A gente tem trabalhado muito no aperfeiçoamento da investigação para ampliar o número de esclarecimentos, que é muito baixo. Estamos investindo em tecnologia da informação. Um sistema novo de inteligência e de visão situacional do problema criminal vai ser implementado em alguns meses. Ele vai permitir o monitoramento das câmeras de vídeo com sistemas inteligentes, que apontam as ocorrências de crimes e o cruzamento imediato desses dados, por local, nome, tipo de crime, veículo. Estamos comprando da Microsoft o sistema usado em Nova York. Lá eles têm cerca de 4 mil câmeras. Apenas cinco pessoas cuidam delas. Eles têm o que chamam de processos de inteligência, um software com 10 mil processos predefinidos de alerta. Se uma pessoa passa mais de uma vez no local, dá um sinal. Vai ao ponto do reconhecimento facial. Eles pegam uma fisionomia, jogam no sistema para saber onde essa pessoa está agora. Um suspeito, por exemplo, de um crime: se saiu numa estação, noutro lugar, a fisionomia dele aparecendo, o sistema vai pontuar.

Existem quantas câmeras em São Paulo?

São 82 nas Marginais, mais de 200 da Polícia Militar, outras da Prefeitura, que acessamos. Queremos ver se, em um espaço curto de tempo, ainda neste ano, chegamos a mil câmeras neste sistema inteligente.

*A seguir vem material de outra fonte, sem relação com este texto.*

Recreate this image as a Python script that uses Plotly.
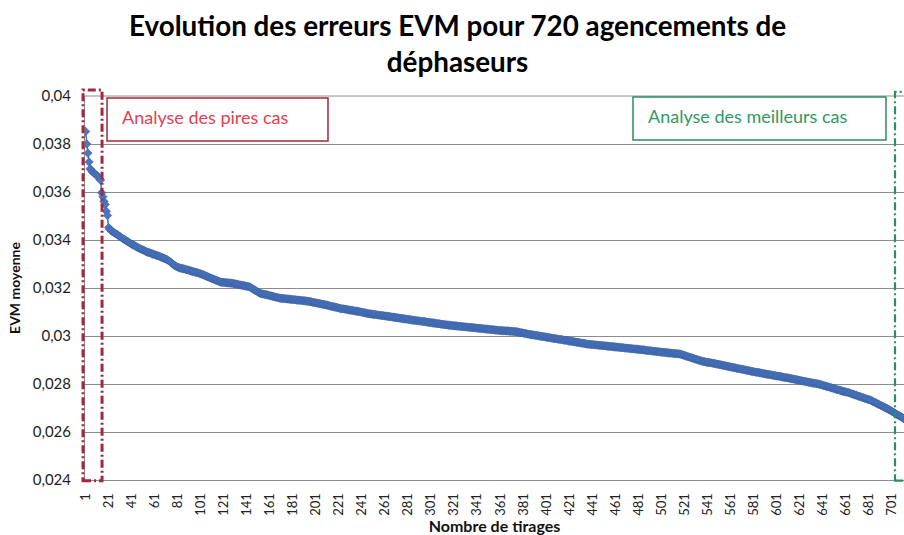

Qual o grau de resolução dos roubos?

Vou ser muito sincero com você: estamos automatizando esses dados. Estamos mudando o RDO (banco dos boletins de ocorrência) para incluir um campo, em que, fora os casos de flagrante, a autoridade (policial) informe se esclareceu ou não a autoria no inquérito, e se o indiciado está preso ou não. Ele vai acrescentar isso mais tarde ao registro do BO. Porque isso vem para nós. Aquele BO gerou um inquérito. Eu quero saber se esse inquérito permitiu o esclarecimento do crime. Eu posso pedir o levantamento para o Decap (a Polícia Civil da capital), mas é deles. Não vou dizer que está errado, mas não é uma coisa automatizada, oficial.

Não é uma rotina?

Não. É isso que eu quero. Mas mesmo eles informando, o índice de esclarecimento é baixo. Acho que em roubo não chega a 2%, 3%.

A polícia se queixa também de que ela prende e a Justiça solta. O que precisa mudar na Justiça?

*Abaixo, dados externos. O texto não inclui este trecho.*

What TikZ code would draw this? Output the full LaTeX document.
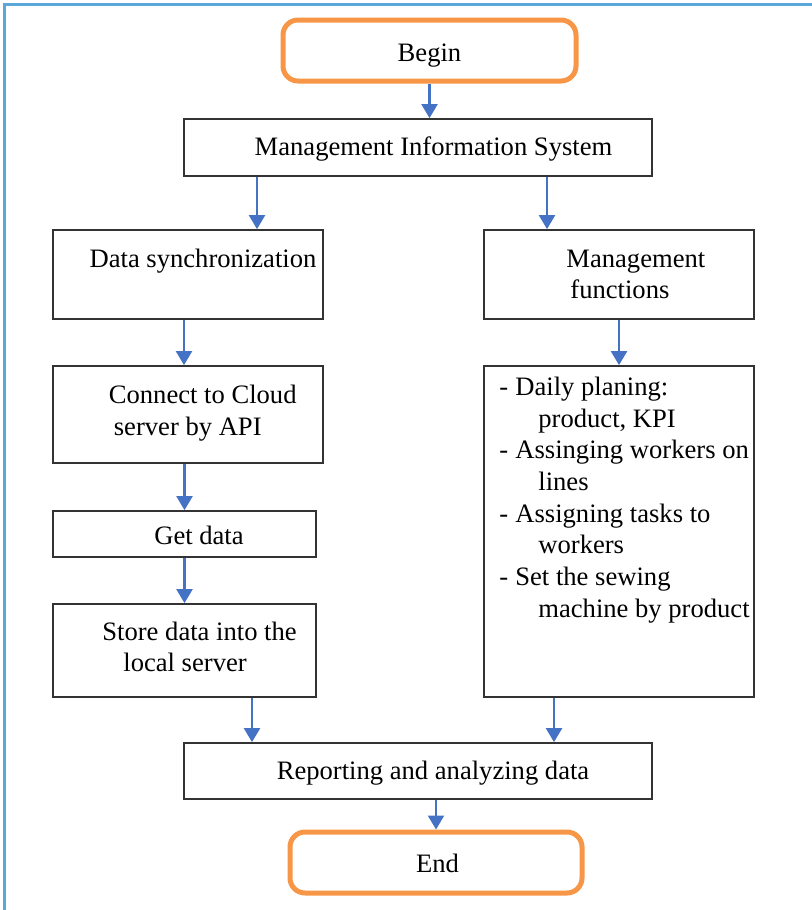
\documentclass[tikz,border=0pt]{standalone}
\usepackage{fontspec}
\setmainfont{Liberation Serif}
\usepackage{tikz}
\usetikzlibrary{arrows.meta,positioning,calc}
\definecolor{flowblue}{RGB}{68,114,196}
\definecolor{termorange}{RGB}{247,150,70}
\definecolor{framecyan}{RGB}{91,166,219}

\begin{document}
\begin{tikzpicture}[x=0.5pt,y=-0.5pt,
  font=\fontsize{13.3}{15.8}\selectfont,
  box/.style 2 args={draw=black!80,line width=0.9pt,inner sep=0pt,minimum width=#1,minimum height=#2},
  term/.style 2 args={draw=termorange,line width=2.5pt,rounded corners=7.5pt,inner sep=0pt,minimum width=#1,minimum height=#2},
  lbl/.style={inner sep=0pt,text height=0.7em,text depth=0.25em},
  lines/.style={inner sep=0pt,align=left,anchor=west},
  flow/.style={draw=flowblue,line width=1.2pt,-{Triangle[length=7pt,width=8pt]}}]
\useasboundingbox (0,0) rectangle (812,910);
\draw[framecyan,line width=1.25pt] (4.5,910) -- (4.5,4.5) -- (812,4.5);

\node[term={146.5pt}{30.5pt}] (begin) at (429.5,50.5) {};
\node[lbl] (begin-t) at (429.5,56.7) {Begin};
\node[box={234pt}{28.5pt}] (mis) at (418,147.5) {};
\node[lbl] (mis-t) at (433.5,151) {Management Information System};

\node[box={135pt}{44.5pt}] (sync) at (188,274.5) {};
\node[lbl] (sync-t) at (203,263) {Data synchronization};
\node[box={135pt}{48.5pt}] (cloud) at (188,414.5) {};
\node[lines] (cloud-t) at (108.5,413) {Connect to Cloud\\\hspace*{2.5pt}server by API};
\node[box={131.5pt}{23pt}] (get) at (184.5,534) {};
\node[lbl] (get-t) at (199,540) {Get data};
\node[box={131.5pt}{46.5pt}] (store) at (184.5,650.5) {};
\node[lines] (store-t) at (102,647) {Store data into the\\\hspace*{10.5pt}local server};

\node[box={135pt}{44.5pt}] (mgmt) at (619,274.5) {};
\node[lines] (mgmt-t) at (566,274.5) {Management\\\hspace*{2pt}functions};
\node[box={135pt}{165.5pt}] (tasks) at (619,531.5) {};
\node[lines,font=\fontsize{13.3}{15.85}\selectfont] (tasks-t) at (499,500) {%
  \makebox[8pt][l]{-}Daily planing:\\
  \hspace*{19.5pt}product, KPI\\
  \makebox[8pt][l]{-}Assinging workers on\\
  \hspace*{19.5pt}lines\\
  \makebox[8pt][l]{-}Assigning tasks to\\
  \hspace*{19.5pt}workers\\
  \makebox[8pt][l]{-}Set the sewing\\
  \hspace*{19.5pt}machine by product};

\node[box={234pt}{28pt}] (report) at (418,771) {};
\node[lbl] (report-t) at (433,775) {Reporting and analyzing data};
\node[term={146pt}{30.5pt}] (end) at (436,862.5) {};
\node[lbl] (end-t) at (437.5,867.7) {End};

\draw[flow] (begin.south) -- (begin.south |- mis.north);
\draw[flow] ([xshift=34.5pt]sync.north |- mis.south) -- ([xshift=34.5pt]sync.north);
\draw[flow] ([xshift=-36pt]mgmt.north |- mis.south) -- ([xshift=-36pt]mgmt.north);
\draw[flow] ([xshift=-2pt]sync.south) -- ([xshift=-2pt]cloud.north);
\draw[flow] (get.north |- cloud.south) -- (get.north);
\draw[flow] (get.south) -- (store.north);
\draw[flow] (mgmt.south) -- (tasks.north);
\draw[flow] ([xshift=33.75pt]store.south) -- ([xshift=33.75pt]store.south |- report.north);
\draw[flow] ([xshift=-32.5pt]tasks.south) -- ([xshift=-32.5pt]tasks.south |- report.north);
\draw[flow] (end.north |- report.south) -- (end.north);
\end{tikzpicture}
\end{document}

Em parte, é verdade. A Justiça tem uma parcela de responsabilidade na agilização dos processos e na informatização. As varas precisam ser informatizadas, porque há muitos dados que a gente poderia colher do Judiciário, como se um indivíduo está no regime semiaberto ou aberto.

E as leis?

Tivemos um avanço nessas reformas do processo penal, mas ainda é preciso torná-lo mais ágil. O número de recursos que se permite é um absurdo, muito excessivo. Tem de desdobrar o processo para intimar o advogado de defesa que não comparece na sessão (quando há vários réus). Então, você rende muita homenagem ao formalismo. Com relação à lei de execução, é preciso rever as progressões. Assim como ela deve investir mais em processos de recuperação, poderia ser mais rigorosa em algumas outras situações. E algumas penas precisam ser aumentadas, como a de homicídio contra policiais.

Parte dessas pessoas que voltaram a cometer algum crime passou pelo sistema prisional ou pela Fundação Casa. Algumas pessoas são recuperáveis, o senhor não acha?

Acho. Falta uma política nacional mais consistente para o problema da reinserção. O sistema penitenciário atende a diretrizes nacionais.

Esse levantamento mostra que 41% dos que reiteraram cometeram o primeiro roubo antes dos 18 anos. Isso indica algo a respeito da maioridade penal?

Pela mesma razão pela qual estamos falando de reinserção, eu investiria mais, em um primeiro momento, não na maioridade penal, mas nas medidas aplicadas ao adolescente, principalmente quando ele completa 18 anos. Não vai resolver o problema pegar um adolescente de 16 anos e jogar em uma prisão. Eu investiria mais na reforma do Estatuto (da Criança e do Adolescente), como o governador propôs, ampliando o tempo de internação, em unidades com essa separação para acolher aqueles que completam 18 anos, para continuarem lá, internos, sob tratamento. Até porque a opção por unidades menores da Fundação Casa levou a um porcentual mais alto de recuperação.

Há um plano de ter estatísticas sobre reiteração e reincidência?

Sim. Dados como esses, que coletamos de maneira precária, são importantíssimos, e queremos, no futuro próximo, colhê-los de forma automática.

O BO terá uma padronização para coletar esses dados?

Com certeza. Fizemos já algumas mudanças e outras estão sendo feitas com esse objetivo. Mas demora alguns meses ainda. O sistema deve informar quantos BOs existem de um mesmo indivíduo, com o nome da mãe, o RG, alguma coisa que permita identificá-lo e eliminar os homônimos e os ruídos, como números de RG com pontos ou sem pontos.

Para este ano?

Acredito que sim. Os dados de esclarecimento de crimes são uma prioridade. Talvez a gente os consiga em alguns meses.